私はもしキャリアデザインを学んでいなかったら、ただただ教科書を読んで問題集を解くだけの学びを今後も続けていこうとしていたと思います。小学校から始まり、大学に入学するまで様々な勉強をしてきましたが、それのほとんどが机の前に座って行う勉強でした。このような勉強をすることが人生を豊かなものにするために大切で、やらなければいけないことと、学校や家で言われ続けてきました。そのため自分の中でも、勉強は机の前で行うことで、それ以外は勉強ではないと無意識のうちに思っていました。私はこの考えをキャリアデザインの授業を受けて壊すことが出来ました。これまで私は、机に座り勉強をすることが良いことであり、外に出かけたり、外で人と会ったり遊んだりすることは勉強から逃げるためにすることだと思っていました。しかしこれはただの自分にとっての娯楽ではなく、勉強なんだと今では思えます。この授業の中で、ほかの人のレポートの内容を聞いたり、中井けんとさんのお話を聞いたりと、画面越しではあるけれど、他者と交流する機会が多くありました。私はこのような機会の中で学んだことや、初めて知ったことなど、たくさんの発見がありました。それと同様に私は友達と遊んでいる中で初めて経験したこと、初めて知ったこと、友達の話を聞いて興味を持ち出したことなど、たくさんの発見があったことを思い出しました。この二つに共通していることは、他者との交流から学びや発見を得ていることだと思います。このことから、家の外で友達と会い、遊んだり話したりすることは、ただ遊びというだけではなく、それは他者との交流であり、他者と意見交換をしていて、自分の学びの一つになっていたんだと気づきました。
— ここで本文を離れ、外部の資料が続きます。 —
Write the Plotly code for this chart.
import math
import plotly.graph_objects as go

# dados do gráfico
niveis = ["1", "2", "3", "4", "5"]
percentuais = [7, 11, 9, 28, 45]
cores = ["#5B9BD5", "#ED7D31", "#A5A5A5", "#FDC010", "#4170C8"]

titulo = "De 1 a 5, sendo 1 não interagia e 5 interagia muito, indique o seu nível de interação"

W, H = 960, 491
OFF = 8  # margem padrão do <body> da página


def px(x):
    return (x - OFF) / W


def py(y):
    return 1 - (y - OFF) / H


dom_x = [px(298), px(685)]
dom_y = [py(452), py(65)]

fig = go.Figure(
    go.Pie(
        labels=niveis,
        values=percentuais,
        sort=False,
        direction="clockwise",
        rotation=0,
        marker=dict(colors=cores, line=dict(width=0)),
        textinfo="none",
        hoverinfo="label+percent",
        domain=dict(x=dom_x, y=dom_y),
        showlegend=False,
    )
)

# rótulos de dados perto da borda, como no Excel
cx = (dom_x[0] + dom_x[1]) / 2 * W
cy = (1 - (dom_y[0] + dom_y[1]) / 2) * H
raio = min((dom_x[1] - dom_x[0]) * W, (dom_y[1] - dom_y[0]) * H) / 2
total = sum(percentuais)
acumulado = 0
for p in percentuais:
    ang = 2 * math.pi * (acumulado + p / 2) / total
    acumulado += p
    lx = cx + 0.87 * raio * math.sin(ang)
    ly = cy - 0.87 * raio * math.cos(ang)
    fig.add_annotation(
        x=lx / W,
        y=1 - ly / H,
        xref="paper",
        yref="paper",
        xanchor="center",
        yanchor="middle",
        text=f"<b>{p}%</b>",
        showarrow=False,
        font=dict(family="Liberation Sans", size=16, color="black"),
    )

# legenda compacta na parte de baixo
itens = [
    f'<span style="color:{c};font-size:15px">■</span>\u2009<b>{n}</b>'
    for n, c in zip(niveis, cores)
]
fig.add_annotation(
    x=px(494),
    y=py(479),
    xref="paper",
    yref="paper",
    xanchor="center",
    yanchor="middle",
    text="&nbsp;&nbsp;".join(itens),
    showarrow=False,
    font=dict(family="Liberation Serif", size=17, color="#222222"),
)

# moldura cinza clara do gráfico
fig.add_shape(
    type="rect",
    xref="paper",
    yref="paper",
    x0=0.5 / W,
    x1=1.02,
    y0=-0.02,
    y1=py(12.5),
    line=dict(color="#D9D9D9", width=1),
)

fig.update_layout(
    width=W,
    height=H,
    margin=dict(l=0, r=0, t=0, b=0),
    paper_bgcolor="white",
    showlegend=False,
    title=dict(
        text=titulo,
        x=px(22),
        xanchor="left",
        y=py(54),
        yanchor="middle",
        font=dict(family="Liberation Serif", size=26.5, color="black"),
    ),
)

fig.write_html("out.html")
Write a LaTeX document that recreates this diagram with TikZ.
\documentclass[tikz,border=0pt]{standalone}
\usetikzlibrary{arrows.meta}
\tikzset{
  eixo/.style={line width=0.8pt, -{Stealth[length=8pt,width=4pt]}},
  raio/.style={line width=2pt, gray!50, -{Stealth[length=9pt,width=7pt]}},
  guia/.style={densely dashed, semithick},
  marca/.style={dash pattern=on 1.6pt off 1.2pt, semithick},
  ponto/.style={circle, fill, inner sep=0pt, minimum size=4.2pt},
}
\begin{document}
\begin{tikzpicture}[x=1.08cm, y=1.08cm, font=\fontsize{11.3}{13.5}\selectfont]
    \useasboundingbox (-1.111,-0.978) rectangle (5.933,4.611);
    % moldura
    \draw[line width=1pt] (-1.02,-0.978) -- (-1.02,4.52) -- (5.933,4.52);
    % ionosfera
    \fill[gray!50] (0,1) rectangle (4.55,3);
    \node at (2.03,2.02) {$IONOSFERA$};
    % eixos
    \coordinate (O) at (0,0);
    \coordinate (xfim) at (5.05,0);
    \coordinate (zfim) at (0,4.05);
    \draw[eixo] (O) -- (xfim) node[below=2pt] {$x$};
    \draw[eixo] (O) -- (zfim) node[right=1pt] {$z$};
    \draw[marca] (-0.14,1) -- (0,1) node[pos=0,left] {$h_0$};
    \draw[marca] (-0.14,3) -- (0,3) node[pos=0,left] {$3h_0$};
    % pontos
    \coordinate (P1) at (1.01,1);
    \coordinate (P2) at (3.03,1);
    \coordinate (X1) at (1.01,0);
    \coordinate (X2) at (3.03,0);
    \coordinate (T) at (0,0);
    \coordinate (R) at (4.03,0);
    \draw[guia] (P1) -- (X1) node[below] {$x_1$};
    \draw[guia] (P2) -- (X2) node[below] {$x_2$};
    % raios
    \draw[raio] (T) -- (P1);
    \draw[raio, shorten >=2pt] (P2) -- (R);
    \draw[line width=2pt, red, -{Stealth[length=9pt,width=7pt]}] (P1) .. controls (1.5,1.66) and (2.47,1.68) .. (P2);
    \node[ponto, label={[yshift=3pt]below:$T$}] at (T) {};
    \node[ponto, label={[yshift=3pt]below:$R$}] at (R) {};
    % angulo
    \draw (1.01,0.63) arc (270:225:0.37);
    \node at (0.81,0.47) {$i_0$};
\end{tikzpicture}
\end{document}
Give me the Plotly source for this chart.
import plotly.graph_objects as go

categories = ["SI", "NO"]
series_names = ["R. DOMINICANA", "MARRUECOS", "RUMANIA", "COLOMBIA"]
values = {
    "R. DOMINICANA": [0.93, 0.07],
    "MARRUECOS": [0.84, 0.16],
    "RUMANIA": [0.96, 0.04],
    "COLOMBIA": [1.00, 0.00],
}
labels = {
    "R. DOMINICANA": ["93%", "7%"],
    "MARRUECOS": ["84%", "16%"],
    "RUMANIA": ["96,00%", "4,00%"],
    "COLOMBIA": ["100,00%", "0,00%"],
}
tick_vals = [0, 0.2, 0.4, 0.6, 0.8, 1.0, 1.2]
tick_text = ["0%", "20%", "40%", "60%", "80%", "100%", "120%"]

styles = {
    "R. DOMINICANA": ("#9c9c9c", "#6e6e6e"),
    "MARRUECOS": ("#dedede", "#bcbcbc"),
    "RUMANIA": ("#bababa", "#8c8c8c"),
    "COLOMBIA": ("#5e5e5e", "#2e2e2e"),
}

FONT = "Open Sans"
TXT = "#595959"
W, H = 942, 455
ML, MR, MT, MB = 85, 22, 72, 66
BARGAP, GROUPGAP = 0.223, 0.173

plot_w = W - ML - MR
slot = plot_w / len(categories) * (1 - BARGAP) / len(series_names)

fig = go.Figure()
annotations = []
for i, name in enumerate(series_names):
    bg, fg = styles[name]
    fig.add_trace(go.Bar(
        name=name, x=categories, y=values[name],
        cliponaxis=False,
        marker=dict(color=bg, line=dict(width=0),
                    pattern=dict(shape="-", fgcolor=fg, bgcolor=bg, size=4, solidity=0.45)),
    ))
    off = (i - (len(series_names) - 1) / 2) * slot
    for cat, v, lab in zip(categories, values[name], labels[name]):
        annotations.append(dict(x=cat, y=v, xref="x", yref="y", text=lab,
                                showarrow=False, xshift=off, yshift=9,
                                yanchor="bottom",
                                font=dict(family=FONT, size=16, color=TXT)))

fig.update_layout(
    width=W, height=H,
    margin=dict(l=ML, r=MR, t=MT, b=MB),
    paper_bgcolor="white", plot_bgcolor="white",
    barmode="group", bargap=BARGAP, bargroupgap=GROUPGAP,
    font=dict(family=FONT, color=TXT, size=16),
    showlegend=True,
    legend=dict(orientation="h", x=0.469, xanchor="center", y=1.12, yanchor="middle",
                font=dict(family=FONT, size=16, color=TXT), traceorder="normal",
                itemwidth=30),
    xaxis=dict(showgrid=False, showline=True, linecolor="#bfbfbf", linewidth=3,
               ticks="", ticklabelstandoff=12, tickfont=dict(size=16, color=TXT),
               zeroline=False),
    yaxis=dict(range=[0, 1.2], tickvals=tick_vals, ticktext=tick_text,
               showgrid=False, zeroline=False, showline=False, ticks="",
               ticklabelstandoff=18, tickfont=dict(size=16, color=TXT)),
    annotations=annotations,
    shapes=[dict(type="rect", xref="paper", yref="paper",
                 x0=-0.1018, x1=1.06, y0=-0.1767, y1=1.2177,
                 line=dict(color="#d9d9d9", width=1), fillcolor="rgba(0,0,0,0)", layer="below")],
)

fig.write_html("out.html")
つまり家の中や学校の中だけではなく、外の世界でも自分は勉強をしていたことに気づけました。この授業を受けて初めて、外の世界に触れることや、多くの人と交流すること、これらも勉強しているのと同じなんだと思うことが出来、勉強というものは学問を学ぶだけではないと思えるようになりました。だから私は、今後は友達とのかかわりだけでなく、知らない人ともかかわりを持つために外の世界に踏み出し、学びに行こうと思います。机に座って学問を学ぶ、外の世界で何かを体験したり、他者と交流したりしながら学ぶ、この両方の学びをを両立させていきたいです。外に学びに行こうと思えるようになったことが、キャリアデザインを受講して生まれた、受講していなかった場合との一番の「差」だと思います。
2023年度はどんなカリキュラムにしよう?
眞鍋先生と二人三脚とは言え、聞き手を眞鍋先生が務め、話題提供は岩永がつくって話していく会話形式授業だったので、学生たちもかなり「聞きやすい・理解しやすい」という評価でしたが、眞鍋先生がこの秋より約1年のイギリス留学に行ってしまいました。
来年度は1人で全部回すことになるので、果たして・・・。どんな構成、どんなやり方、話し方、課題の出し方にしようか、これから考えていくことにします。